Leicester by-election, 1913 Electorate 26,972
| Party |  | Candidate | Votes | % | ±% |
|---|---|---|---|---|---|
|  | Liberal | Gordon Hewart | 10,863 | 47.8 | +8.6 |
|  | Unionist | Alured Myddelton Wilshere | 9,279 | 40.8 | +18.5 |
|  | British Socialist Party | Edward Hartley | 2,580 | 11.4 | New |
| Majority |  |  | 1,584 | 7.0 | −9.2 |
| Turnout |  |  | 22,722 | 84.2 | +0.7 |
|  | Liberal hold |  | Swing | -4.9 |  |

==Aftermath==
A General Election was due to take place by the end of 1915. By the summer of 1914, the following candidates had been adopted to contest that election. Due to the outbreak of war, the election never took place.

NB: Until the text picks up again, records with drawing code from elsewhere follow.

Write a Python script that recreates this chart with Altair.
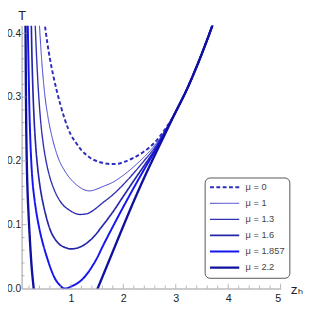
import altair as alt
import pandas as pd

# ---------------- data ----------------
mu_labels = ["μ = 0", "μ = 1", "μ = 1.3", "μ = 1.6", "μ = 1.857", "μ = 2.2"]

z_mu0 = [0.46, 0.5, 0.55, 0.6, 0.66, 0.73, 0.8, 0.88, 0.95, 1.0, 1.1, 1.2, 1.3, 1.4, 1.5, 1.6, 1.75,
         1.9, 2.0, 2.2, 2.4, 2.6, 2.8, 3.0, 3.2, 3.4, 3.6, 3.75]
T_mu0 = [0.44, 0.415, 0.385, 0.36, 0.335, 0.31, 0.288, 0.266, 0.25, 0.241, 0.228, 0.217, 0.209, 0.203, 0.1995,
         0.197, 0.195, 0.1955, 0.198, 0.205, 0.215, 0.229, 0.25, 0.277, 0.31, 0.348, 0.39, 0.424]

z_mu1 = [0.38, 0.40, 0.45, 0.5, 0.56, 0.63, 0.7, 0.78, 0.87, 1.0, 1.1, 1.2, 1.35, 1.5, 1.6, 1.8, 2.0,
         2.2, 2.4, 2.6, 2.8, 3.0, 3.2, 3.4, 3.6, 3.75]
T_mu1 = [0.44, 0.412, 0.35, 0.305, 0.27, 0.241, 0.219, 0.2, 0.186, 0.171, 0.163, 0.157, 0.153, 0.156,
         0.1595, 0.1665, 0.1775, 0.191, 0.2065, 0.2245, 0.2485, 0.277, 0.31, 0.348, 0.39, 0.424]

z_mu13 = [0.30, 0.32, 0.35, 0.38, 0.42, 0.47, 0.53, 0.6, 0.68, 0.77, 0.86, 0.95, 1.05, 1.17, 1.3, 1.4,
          1.6, 1.8, 2.0, 2.2, 2.4, 2.6, 2.8, 3.0, 3.2, 3.4, 3.6, 3.75]
T_mu13 = [0.46, 0.412, 0.355, 0.31, 0.265, 0.228, 0.198, 0.174, 0.155, 0.14, 0.13, 0.124, 0.119, 0.116,
          0.117, 0.121, 0.134, 0.147, 0.163, 0.181, 0.2006, 0.221, 0.2475, 0.277, 0.31, 0.348, 0.39, 0.424]

z_mu16 = [0.235, 0.245, 0.255, 0.27, 0.28, 0.3, 0.33, 0.37, 0.42, 0.47, 0.53, 0.6, 0.7, 0.8, 0.9, 1.0,
          1.1, 1.2, 1.3, 1.4, 1.6, 1.8, 2.0, 2.2, 2.4, 2.6, 2.8, 3.0, 3.2, 3.4, 3.6, 3.75]
T_mu16 = [0.455, 0.412, 0.37, 0.325, 0.3, 0.262, 0.222, 0.186, 0.155, 0.133, 0.112, 0.093, 0.077, 0.068,
          0.064, 0.062, 0.063, 0.066, 0.071, 0.078, 0.098, 0.12, 0.1445, 0.169, 0.193, 0.2175, 0.246, 0.277,
          0.31, 0.348, 0.39, 0.424]

z_mu1857 = [0.17, 0.18, 0.195, 0.21, 0.225, 0.245, 0.27, 0.3, 0.33, 0.4, 0.48, 0.55, 0.62, 0.7, 0.78, 0.88,
            0.95, 1.0, 1.1, 1.2, 1.3, 1.4, 1.5, 1.6, 1.8, 2.0, 2.2, 2.4, 2.6, 2.8, 3.0, 3.2, 3.4, 3.6, 3.75]
T_mu1857 = [0.45, 0.4, 0.335, 0.275, 0.235, 0.197, 0.166, 0.143, 0.125, 0.093, 0.066, 0.047, 0.03, 0.015,
            0.006, 0.0, 0.001, 0.003, 0.007, 0.013, 0.022, 0.034, 0.048, 0.065, 0.097, 0.128, 0.158, 0.187,
            0.215, 0.245, 0.277, 0.31, 0.348, 0.39, 0.424]

z_mu22 = [0.128, 0.134, 0.14, 0.147, 0.158, 0.172, 0.19, 0.215, 0.25, 0.29, 0.32, 1.46, 1.51, 1.6, 1.8,
          2.0, 2.2, 2.4, 2.6, 2.8, 3.0, 3.2, 3.4, 3.6, 3.75]
T_mu22 = [0.45, 0.412, 0.335, 0.262, 0.2, 0.155, 0.12, 0.08, 0.035, 0.0, -0.025, -0.01, 0.0, 0.018, 0.058,
          0.098, 0.137, 0.174, 0.209, 0.243, 0.277, 0.31, 0.348, 0.39, 0.424]

line_colors = ["#2e2ebd", "#3a3acc", "#3030b5", "#2525a8", "#1515f0", "#1010a0"]
line_widths = [2.0, 1.0, 1.4, 1.7, 2.0, 2.4]
line_dashes = [[4, 2.5], [1, 0], [1, 0], [1, 0], [1, 0], [1, 0]]

x_major = [1, 2, 3, 4, 5]
x_minor = [round(0.2 * i, 2) for i in range(1, 25) if i % 5 != 0]
y_major = [0.1, 0.2, 0.3, 0.4]
y_minor = [round(0.02 * i, 2) for i in range(1, 21) if i % 5 != 0]
y_labels_at = [0.0, 0.1, 0.2, 0.3, 0.4]

# ---------------- tables ----------------
series = [z_mu0, z_mu1, z_mu13, z_mu16, z_mu1857, z_mu22]
values = [T_mu0, T_mu1, T_mu13, T_mu16, T_mu1857, T_mu22]
rows = []
for lab, zs, ts in zip(mu_labels, series, values):
    for z, t in zip(zs, ts):
        rows.append({"mu": lab, "z": z, "T": t})
df = pd.DataFrame(rows)

W, H = 266, 270
xs = alt.Scale(domain=[0.06, 5], nice=False, zero=False)
ys = alt.Scale(domain=[0, 0.412], nice=False, zero=False)
FONT = "Liberation Sans, Arial, DejaVu Sans"

x_axis = alt.Axis(
    values=x_major, ticks=False, grid=False, domainColor="#bbbbbb", domainWidth=1.5,
    labelFont=FONT, labelFontSize=11, labelColor="#222", labelPadding=4,
    title="zₕ", titleFont=FONT, titleFontSize=14, titleFontWeight="normal", titleColor="#222",
    titleX=W + 10, titleY=1, titleAlign="left", titleBaseline="middle")
y_axis = alt.Axis(
    values=y_labels_at, format=".1f", ticks=False, grid=False, domainColor="#bbbbbb", domainWidth=1.5,
    labelFont=FONT, labelFontSize=10.5, labelColor="#222", labelPadding=1,
    title="T", titleFont=FONT, titleFontSize=13, titleFontWeight="normal", titleColor="#222",
    titleAngle=0, titleX=0, titleY=-10, titleAlign="center", titleBaseline="middle")

legend = alt.Legend(
    title=None, orient="none", legendX=188, legendY=156,
    symbolType="stroke", symbolSize=900, clipHeight=12, rowPadding=4.5,
    padding=4, labelOffset=5, labelFont=FONT, labelFontSize=9.5, labelColor="#444",
    fillColor="white", strokeColor="#555", cornerRadius=5,
)

lines = alt.Chart(df).mark_line(clip=True, interpolate="monotone").encode(
    x=alt.X("z:Q", scale=xs, axis=x_axis, title="zₕ"),
    y=alt.Y("T:Q", scale=ys, axis=y_axis, title="T"),
    color=alt.Color("mu:N", sort=mu_labels, scale=alt.Scale(domain=mu_labels, range=line_colors), legend=legend),
    strokeDash=alt.StrokeDash("mu:N", sort=mu_labels, scale=alt.Scale(domain=mu_labels, range=line_dashes), legend=legend),
    strokeWidth=alt.StrokeWidth("mu:N", sort=mu_labels, scale=alt.Scale(type="ordinal", domain=mu_labels, range=line_widths), legend=legend),
)

def xticks(vals, size):
    return alt.Chart(pd.DataFrame({"v": vals})).mark_tick(
        orient="vertical", size=size, thickness=1, color="#999999", yOffset=-size / 2
    ).encode(x=alt.X("v:Q", scale=xs, axis=x_axis, title="zₕ"),
             y=alt.Y(datum=0, scale=ys, axis=y_axis, title="T"))

def yticks(vals, size):
    return alt.Chart(pd.DataFrame({"v": vals})).mark_tick(
        orient="horizontal", size=size, thickness=1, color="#999999", xOffset=size / 2
    ).encode(y=alt.Y("v:Q", scale=ys, axis=y_axis, title="T"),
             x=alt.X(datum=0.06, scale=xs, axis=x_axis, title="zₕ"))

chart = alt.layer(
    lines,
    xticks(x_major, 5), xticks(x_minor, 3),
    yticks(y_major, 5), yticks(y_minor, 3),
).properties(
    width=W, height=H,
    autosize=alt.AutoSizeParams(type="none"),
    padding={"left": 14, "top": 14, "right": 23, "bottom": 19},
    background="white",
).configure_view(stroke=None)

chart.save("out.html", embed_options={"renderer": "svg", "actions": False})
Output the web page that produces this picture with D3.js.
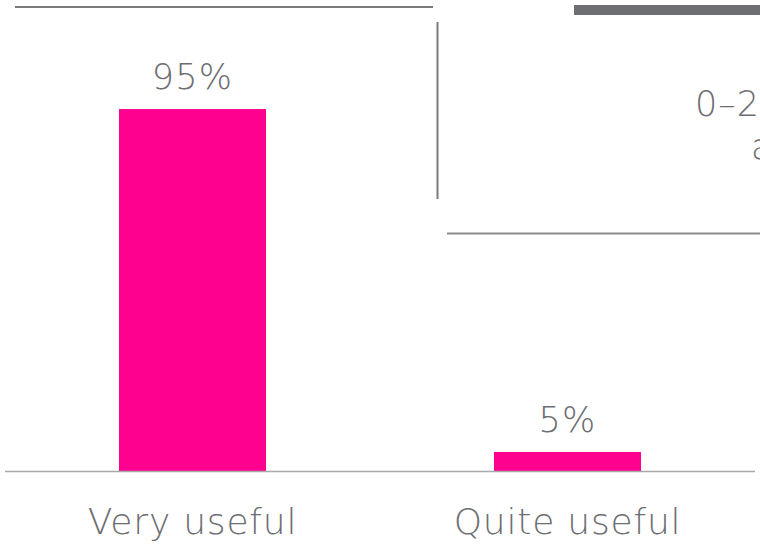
<!DOCTYPE html>
<html>
<head>
<meta charset="utf-8">
<script src="https://cdn.jsdelivr.net/npm/d3@7"></script>
<style>
  html, body { margin: 0; padding: 0; background: #fff; }
  svg { display: block; }
  text { font-family: "DejaVu Sans", sans-serif; font-weight: 200; fill: #6d6e71; }
</style>
</head>
<body>
<svg id="chart"></svg>
<script>
// chart data
var categories = ["Very useful", "Quite useful"];
var values = [95, 5];
var sideText = ["0\u20132", "a"];

var width = 760, height = 548;

var svg = d3.select("#chart")
    .attr("width", width)
    .attr("height", height);

var x = d3.scaleBand()
    .domain(categories)
    .range([5, 755])
    .paddingInner(0.608)
    .paddingOuter(0.304);

var y = d3.scaleLinear()
    .domain([0, 100])
    .range([471, 90]);

// decoration lines from the neighbouring panel
svg.append("line")
    .attr("x1", 15).attr("x2", 433)
    .attr("y1", 7).attr("y2", 7)
    .attr("stroke", "#7a7a7c").attr("stroke-width", 2);

svg.append("rect")
    .attr("x", 574).attr("y", 5)
    .attr("width", 186).attr("height", 10)
    .attr("fill", "#6d6e71");

svg.append("line")
    .attr("x1", 437.5).attr("x2", 437.5)
    .attr("y1", 22).attr("y2", 199)
    .attr("stroke", "#7a7a7c").attr("stroke-width", 2);

svg.append("line")
    .attr("x1", 447).attr("x2", 760)
    .attr("y1", 233.5).attr("y2", 233.5)
    .attr("stroke", "#8a8a8c").attr("stroke-width", 2);

svg.selectAll(".side")
    .data(sideText)
    .enter()
    .append("text")
    .attr("class", "side")
    .attr("x", function(d, i) { return i == 0 ? 695 : 751; })
    .attr("y", function(d, i) { return 116 + i * 43; })
    .attr("font-size", "35px")
    .attr("letter-spacing", "1px")
    .text(function(d) { return d; });

// bars
svg.selectAll(".bar")
    .data(values)
    .enter()
    .append("rect")
    .attr("class", "bar")
    .attr("x", function(d, i) { return x(categories[i]); })
    .attr("y", function(d) { return y(d); })
    .attr("width", x.bandwidth())
    .attr("height", function(d) { return y(0) - y(d); })
    .attr("fill", "#ff008f");

// baseline
svg.append("line")
    .attr("x1", 5).attr("x2", 755)
    .attr("y1", y(0) + 0.5).attr("y2", y(0) + 0.5)
    .attr("stroke", "#aaaaaa").attr("stroke-width", 1.5);

// value labels
svg.selectAll(".val")
    .data(values)
    .enter()
    .append("text")
    .attr("class", "val")
    .attr("x", function(d, i) { return x(categories[i]) + x.bandwidth() / 2; })
    .attr("y", function(d) { return y(d) - 20; })
    .attr("text-anchor", "middle")
    .attr("font-size", "35px")
    .attr("letter-spacing", "1.2px")
    .text(function(d) { return d + "%"; });

// category labels
svg.selectAll(".cat")
    .data(categories)
    .enter()
    .append("text")
    .attr("class", "cat")
    .attr("x", function(d) { return x(d) + x.bandwidth() / 2; })
    .attr("y", 534)
    .attr("text-anchor", "middle")
    .attr("font-size", "36px")
    .attr("letter-spacing", "0.8px")
    .text(function(d) { return d; });
</script>
</body>
</html>
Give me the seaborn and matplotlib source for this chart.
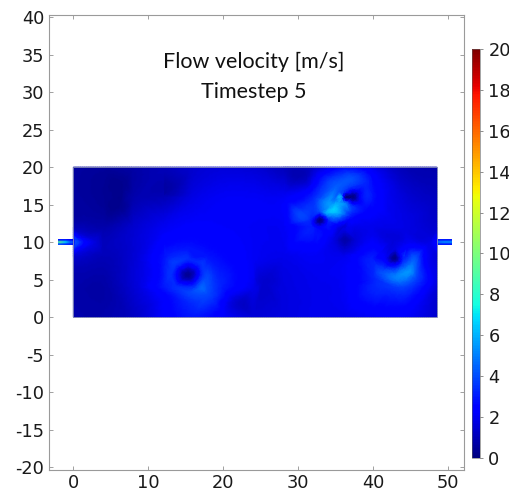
import numpy as np
import matplotlib
matplotlib.use("Agg")
import matplotlib.pyplot as plt
import matplotlib.tri as mtri
import seaborn as sns

# ---------------- data ----------------
# coarse background grid of flow speed [m/s] inside the tank
grid_x = [0, 4, 8, 12, 16, 20, 24, 28, 32, 36, 40, 44, 48.5]
grid_y = [20, 16, 12, 8, 4, 0]
speed_y20 = [0.6, 0.5, 0.7, 1.0, 1.4, 1.6, 1.5, 1.1, 1.3, 2.6, 1.9, 1.0, 0.8]
speed_y16 = [0.6, 0.4, 0.8, 1.0, 1.8, 2.1, 2.1, 2.1, 3.2, 2.4, 2.8, 1.6, 1.1]
speed_y12 = [1.0, 0.8, 1.4, 2.0, 2.3, 2.2, 2.1, 2.1, 3.0, 1.6, 1.9, 1.8, 1.4]
speed_y8 = [1.4, 1.0, 1.5, 2.8, 3.0, 2.6, 2.1, 1.9, 2.1, 2.0, 3.0, 3.2, 1.6]
speed_y4 = [0.8, 0.7, 1.5, 2.9, 3.5, 3.0, 1.9, 1.7, 1.9, 2.1, 3.2, 3.8, 1.6]
speed_y0 = [0.8, 0.8, 1.2, 2.2, 2.9, 2.2, 1.6, 1.7, 1.9, 1.9, 2.1, 2.2, 1.4]

# local features (vortex cores, rings, inlet/outlet jets, dark spots)
feat_x = [15.3, 17.6, 16.9, 15.3, 13.7, 13.0, 13.7, 15.3, 16.9,
          19.1, 18.0, 15.3, 12.6, 11.5, 12.6, 15.3, 18.0,
          32.9, 34.1, 33.7, 32.9, 31.7, 32.9, 32.0, 33.8,
          34.6, 35.3, 34.0, 35.0, 34.2, 35.6, 34.8, 35.4,
          37.2, 38.5, 37.2, 35.9, 37.2, 36.3, 38.1, 36.3, 38.1,
          39.8, 37.2, 35.3, 39.0, 39.0, 37.2,
          36.2, 37.7, 34.7, 36.2, 36.2,
          42.9, 44.2, 43.8, 42.9, 41.6, 42.9, 42.0,
          45.5, 44.7, 42.9, 41.1, 40.3, 44.7, 42.9,
          46.9, 45.7, 42.9, 40.1,
          0.3, 1.5, 1.0, 1.0, 3.0,
          48.5, 47.4,
          6.0, 6.5, 12.4, 25.3, 21.8, 30.5]
feat_y = [5.6, 5.6, 7.2, 7.9, 7.2, 5.6, 4.0, 3.3, 4.0,
          5.6, 8.3, 9.4, 8.3, 5.6, 2.9, 1.8, 2.9,
          13.0, 13.0, 13.9, 14.2, 13.0, 11.8, 12.2, 12.2,
          14.4, 15.2, 15.3, 14.0, 14.6, 14.8, 15.6, 16.7,
          16.0, 16.0, 17.3, 16.0, 14.7, 15.1, 16.9, 16.9, 15.1,
          16.0, 18.6, 17.8, 17.8, 14.2, 13.4,
          10.3, 10.3, 10.3, 11.8, 8.8,
          7.9, 7.9, 6.9, 6.6, 7.9, 9.2, 6.9,
          7.9, 6.1, 5.3, 6.1, 7.9, 9.7, 10.5,
          7.9, 5.1, 3.9, 5.1,
          10.0, 10.0, 11.0, 9.0, 10.0,
          10.0, 10.0,
          14.7, 17.8, 16.4, 4.7, 1.9, 19.0]
feat_speed = [0.4, 3.8, 3.4, 3.4, 3.6, 3.4, 3.4, 3.8, 4.4,
              3.2, 2.8, 2.8, 3.0, 2.6, 2.6, 3.2, 3.8,
              0.2, 3.5, 5.6, 4.2, 3.2, 2.6, 2.8, 2.8,
              6.6, 5.8, 5.4, 6.2, 5.8, 5.6, 4.8, 4.2,
              0.2, 2.8, 3.4, 4.2, 3.6, 5.0, 2.6, 3.6, 2.6,
              3.0, 4.0, 4.2, 3.2, 2.6, 2.8,
              0.8, 1.6, 1.8, 1.8, 1.6,
              0.3, 3.2, 3.8, 3.4, 2.2, 1.8, 2.8,
              4.2, 5.4, 5.0, 4.0, 2.8, 2.2, 1.6,
              2.4, 3.8, 3.6, 3.2,
              4.0, 2.6, 1.6, 2.0, 1.6,
              2.6, 1.8,
              0.3, 0.3, 0.8, 1.4, 1.4, 0.9]

# inlet / outlet pipes: rows top, middle, bottom; columns along the pipe
inlet_speed = [[3.0, 3.0, 2.5],
               [9.0, 7.0, 4.5],
               [4.0, 3.5, 3.0]]
outlet_speed = [[3.0, 3.0, 3.0],
                [5.0, 5.5, 5.5],
                [3.0, 3.0, 3.0]]

title_lines = ["Flow velocity [m/s]", "Timestep 5"]
x_ticks = [0, 10, 20, 30, 40, 50]
y_ticks = [-20, -15, -10, -5, 0, 5, 10, 15, 20, 25, 30, 35, 40]
cbar_ticks = [0, 2, 4, 6, 8, 10, 12, 14, 16, 18, 20]

# ---------------- styling ----------------
sns.set_theme(style="ticks")
plt.rcParams["font.family"] = ["DejaVu Sans"]
plt.rcParams["axes.unicode_minus"] = False

cmap = matplotlib.colormaps["jet"]
vmin, vmax = 0, 20

fig = plt.figure(figsize=(5.10, 4.91), dpi=100)
ax = fig.add_axes([49 / 510, 21 / 491, 415 / 510, 455 / 491])

# tank field
gx, gy = np.meshgrid(np.array(grid_x, float), np.array(grid_y, float))
gs = np.array([speed_y20, speed_y16, speed_y12, speed_y8, speed_y4, speed_y0], float)
px = np.concatenate([gx.ravel(), np.array(feat_x, float)])
py = np.concatenate([gy.ravel(), np.array(feat_y, float)])
ps = np.concatenate([gs.ravel(), np.array(feat_speed, float)])
tri = mtri.Triangulation(px, py)
refiner = mtri.UniformTriRefiner(tri)
interp = mtri.CubicTriInterpolator(tri, ps, kind="geom")
tri_f, s_f = refiner.refine_field(ps, triinterpolator=interp, subdiv=4)
s_f = np.clip(s_f, 0, None)
ax.tripcolor(tri_f, s_f, shading="gouraud", cmap=cmap, vmin=vmin, vmax=vmax,
             rasterized=True)
ax.add_patch(plt.Rectangle((0, 0), 48.5, 20, fill=False, lw=0.6,
                           edgecolor="#8890b8", zorder=3))

# pipes
ax.imshow(np.array(inlet_speed), extent=(-2.0, 0.0, 9.6, 10.4), origin="upper",
          cmap=cmap, vmin=vmin, vmax=vmax, interpolation="bilinear", aspect="auto")
ax.imshow(np.array(outlet_speed), extent=(48.5, 50.5, 9.6, 10.4), origin="upper",
          cmap=cmap, vmin=vmin, vmax=vmax, interpolation="bilinear", aspect="auto")

ax.set_xlim(-3.25, 52.1)
ax.set_ylim(-20.4, 40.3)
ax.set_xticks(x_ticks)
ax.set_yticks(y_ticks)
ax.tick_params(direction="in", length=3, width=0.6, color="#909090",
               labelsize=12.8, labelcolor="#1a1a1a", top=True, right=True,
               pad=3.5)
ax.tick_params(axis="x", pad=3)
for sp in ax.spines.values():
    sp.set_color("#9a9a9a")
    sp.set_linewidth(0.8)

ax.text(24.0, 34.1, title_lines[0], ha="center", va="center", fontsize=15.5,
        family=["Lato", "DejaVu Sans"], color="#111111")
ax.text(24.0, 30.0, title_lines[1], ha="center", va="center", fontsize=15.5,
        family=["Lato", "DejaVu Sans"], color="#111111")

# colorbar
cax = fig.add_axes([472 / 510, 33 / 491, 8 / 510, 409 / 491])
sm = plt.cm.ScalarMappable(cmap=cmap, norm=plt.Normalize(vmin, vmax))
cb = fig.colorbar(sm, cax=cax, ticks=cbar_ticks)
cb.outline.set_linewidth(0.4)
cb.outline.set_edgecolor("#606060")
cax.tick_params(length=2, width=0.5, color="#606060", labelsize=12.8,
                labelcolor="#1a1a1a", pad=4)

fig.savefig("out.png", dpi=100)
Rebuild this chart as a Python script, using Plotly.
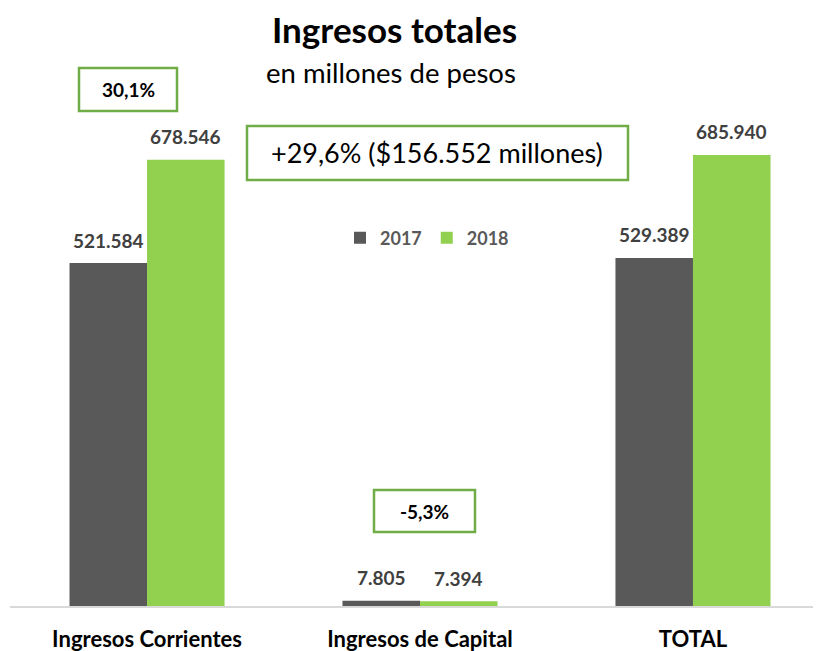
import plotly.graph_objects as go

categories = ["Ingresos Corrientes", "Ingresos de Capital", "TOTAL"]
years = ["2017", "2018"]
values_2017 = [521584, 7805, 529389]
values_2018 = [678546, 7394, 685940]
colors = {"2017": "#595959", "2018": "#92D050"}

OFF = 8  # page body margin
W, H = 821 - OFF, 651 - OFF
FONT = "Lato"

def px(x):
    return (x - OFF) / W

def py(y):
    return 1 - (y - OFF) / H

fig = go.Figure()
for yr, vals in zip(years, [values_2017, values_2018]):
    fig.add_trace(go.Bar(
        name=yr, x=categories, y=vals,
        marker=dict(color=colors[yr], line=dict(width=0)),
    ))

bar_px = 77.5
anns = []
for i, (yr, vals) in enumerate(zip(years, [values_2017, values_2018])):
    shift = -bar_px / 2 if i == 0 else bar_px / 2
    for c, v in zip(categories, vals):
        s = f"{v:,}".replace(",", ".")
        anns.append(dict(x=c, y=v, xref="x", yref="y", text=s, showarrow=False,
                         xshift=shift, yshift=23,
                         font=dict(family=FONT, size=19, color="#404040", weight="bold")))

boxes = [
    (79, 68, 177, 111, "30,1%", 19, "bold"),
    (247, 126, 628, 180, "+29,6% ($156.552 millones)", 27, "normal"),
    (374, 490, 475, 532, "-5,3%", 19, "bold"),
]
shapes = []
for x0, y0, x1, y1, t, fs, fw in boxes:
    shapes.append(dict(type="rect", xref="paper", yref="paper",
                       x0=px(x0), x1=px(x1), y0=py(y1), y1=py(y0),
                       line=dict(color="#70AD47", width=2.5), fillcolor="rgba(0,0,0,0)"))
    anns.append(dict(xref="paper", yref="paper", x=px((x0 + x1) / 2), y=py((y0 + y1) / 2),
                     text=t, showarrow=False, xanchor="center", yanchor="middle",
                     font=dict(family=FONT, size=fs, color="#000000", weight=fw)))

anns.append(dict(xref="paper", yref="paper", x=px(394), y=py(29), text="Ingresos totales",
                 showarrow=False, xanchor="center", yanchor="middle",
                 font=dict(family=FONT, size=35, color="#000000", weight="bold")))
anns.append(dict(xref="paper", yref="paper", x=px(391), y=py(73), text="en millones de pesos",
                 showarrow=False, xanchor="center", yanchor="middle",
                 font=dict(family=FONT, size=27.5, color="#000000")))

fig.update_layout(
    width=W, height=H,
    margin=dict(l=0, r=0, t=0, b=0),
    paper_bgcolor="white", plot_bgcolor="white",
    barmode="group", bargap=0.432, bargroupgap=0,
    annotations=anns, shapes=shapes,
    showlegend=True,
    legend=dict(orientation="h", x=px(427), y=py(238), xanchor="center", yanchor="middle",
                font=dict(family=FONT, size=18, color="#595959", weight="bold"),
                itemwidth=30, bgcolor="rgba(0,0,0,0)", traceorder="normal"),
    xaxis=dict(domain=[px(10), 1], range=[-0.502, 2.469],
               showline=True, linecolor="#D9D9D9", linewidth=1.5,
               showgrid=False, zeroline=False, ticks="", ticklabelstandoff=13,
               tickfont=dict(family=FONT, size=22, color="#000000", weight="bold")),
    yaxis=dict(domain=[py(606), py(100)], range=[0, 769582],
               showticklabels=False, showgrid=False, zeroline=False, showline=False),
)

fig.write_html("out.html")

General Election 1914/15: Leicester Electorate 25,336
| Party |  | Candidate | Votes | % | ±% |
|---|---|---|---|---|---|
|  | Liberal | Gordon Hewart |  |  |  |
|  | Labour | Ramsay MacDonald |  |  |  |
|  | Unionist |  |  |  |  |

Boundary changes replaced the dual member seat of Leicester with three single member seats for the 1918 general election.
The Liberal by-election victor Gordon Hewart was elected for Leicester East, defeating Labour's George Banton who had not been allowed to contest the by-election. A Unionist beat a Labour candidate in Leicester South. Ramsay Macdonald was defeated in Leicester West by a Unionist standing under a National Democratic and Labour Party label.
As for the defeated by-election candidates, the Unionist Wilshere did not stand again and the Socialist Hartley joined the pro-war British Workers League the fore-runner to the National Democratic and Labour Party, whose candidate defeated Macdonald in 1918.